■ **What this task involves**:
Leaving the pictures out, print the lines from the first line of the listing through the line containing "const data = days.map((d, i)", exactly as they read, and no others.

■ **Supplied data**:
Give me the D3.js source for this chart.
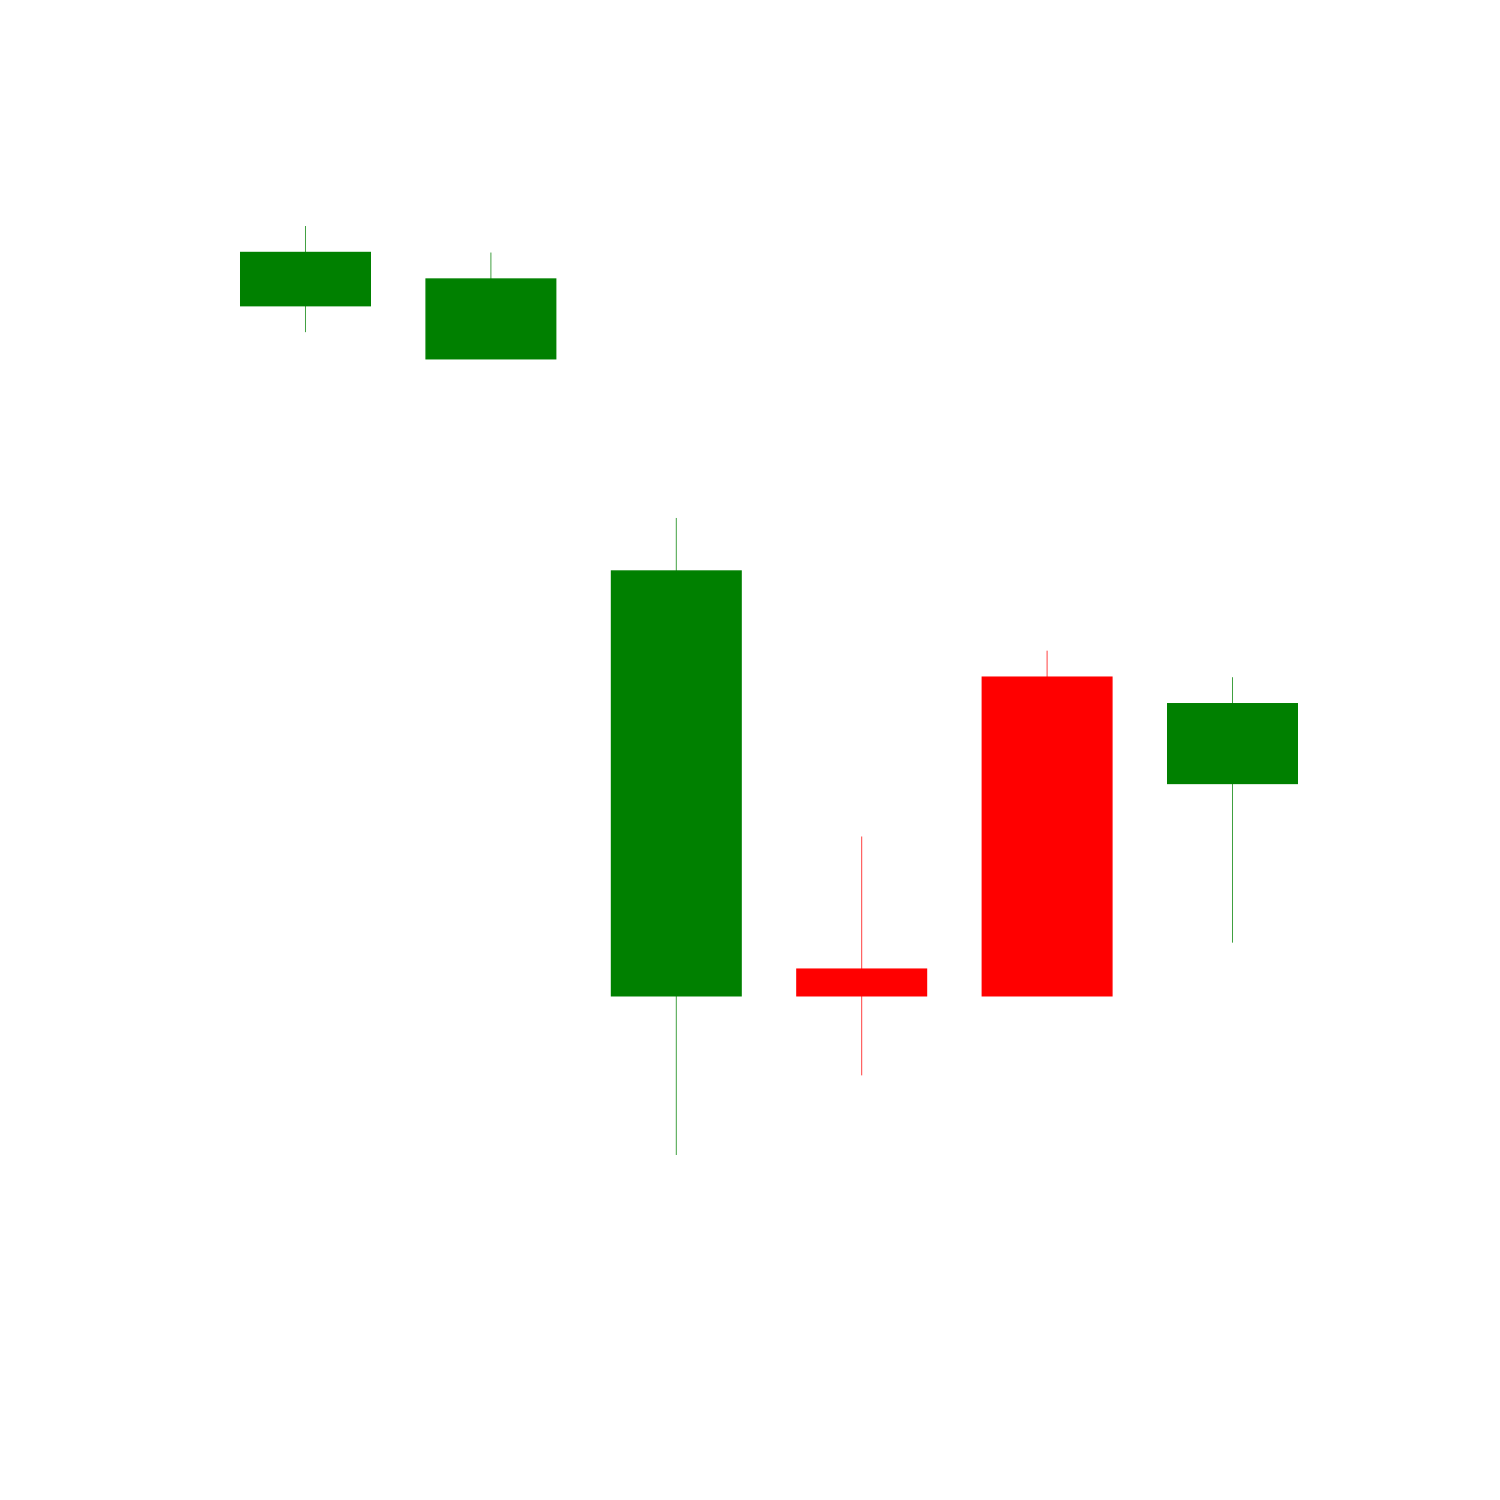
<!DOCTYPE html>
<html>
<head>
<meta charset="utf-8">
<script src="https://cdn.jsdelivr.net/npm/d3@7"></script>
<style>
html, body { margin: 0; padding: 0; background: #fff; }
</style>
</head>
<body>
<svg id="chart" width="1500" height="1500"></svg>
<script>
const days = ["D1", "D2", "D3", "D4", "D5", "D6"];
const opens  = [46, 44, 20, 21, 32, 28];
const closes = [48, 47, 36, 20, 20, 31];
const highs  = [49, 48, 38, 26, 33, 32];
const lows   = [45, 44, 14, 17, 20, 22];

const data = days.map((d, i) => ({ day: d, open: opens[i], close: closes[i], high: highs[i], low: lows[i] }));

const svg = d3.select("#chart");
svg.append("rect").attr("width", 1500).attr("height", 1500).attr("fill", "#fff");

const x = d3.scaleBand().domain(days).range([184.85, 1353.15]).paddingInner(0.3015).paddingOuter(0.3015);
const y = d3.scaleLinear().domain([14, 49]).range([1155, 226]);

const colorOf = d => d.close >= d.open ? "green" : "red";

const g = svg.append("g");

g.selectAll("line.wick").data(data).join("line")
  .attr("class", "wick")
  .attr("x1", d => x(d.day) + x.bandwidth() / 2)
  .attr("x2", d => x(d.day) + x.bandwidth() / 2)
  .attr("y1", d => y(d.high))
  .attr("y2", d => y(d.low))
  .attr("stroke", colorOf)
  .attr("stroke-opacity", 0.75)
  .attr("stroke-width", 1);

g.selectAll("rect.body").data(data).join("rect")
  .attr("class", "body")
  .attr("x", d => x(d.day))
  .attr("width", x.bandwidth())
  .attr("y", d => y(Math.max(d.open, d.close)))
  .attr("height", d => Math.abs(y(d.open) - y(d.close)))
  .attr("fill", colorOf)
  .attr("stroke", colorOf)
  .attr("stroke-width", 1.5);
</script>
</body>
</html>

■ **Solution to the problem**:
Give me the D3.js source for this chart.
<!DOCTYPE html>
<html>
<head>
<meta charset="utf-8">
<script src="https://cdn.jsdelivr.net/npm/d3@7"></script>
<style>
html, body { margin: 0; padding: 0; background: #fff; }
</style>
</head>
<body>
<svg id="chart" width="1500" height="1500"></svg>
<script>
const days = ["D1", "D2", "D3", "D4", "D5", "D6"];
const opens  = [46, 44, 20, 21, 32, 28];
const closes = [48, 47, 36, 20, 20, 31];
const highs  = [49, 48, 38, 26, 33, 32];
const lows   = [45, 44, 14, 17, 20, 22];

const data = days.map((d, i) => ({ day: d, open: opens[i], close: closes[i], high: highs[i], low: lows[i] }));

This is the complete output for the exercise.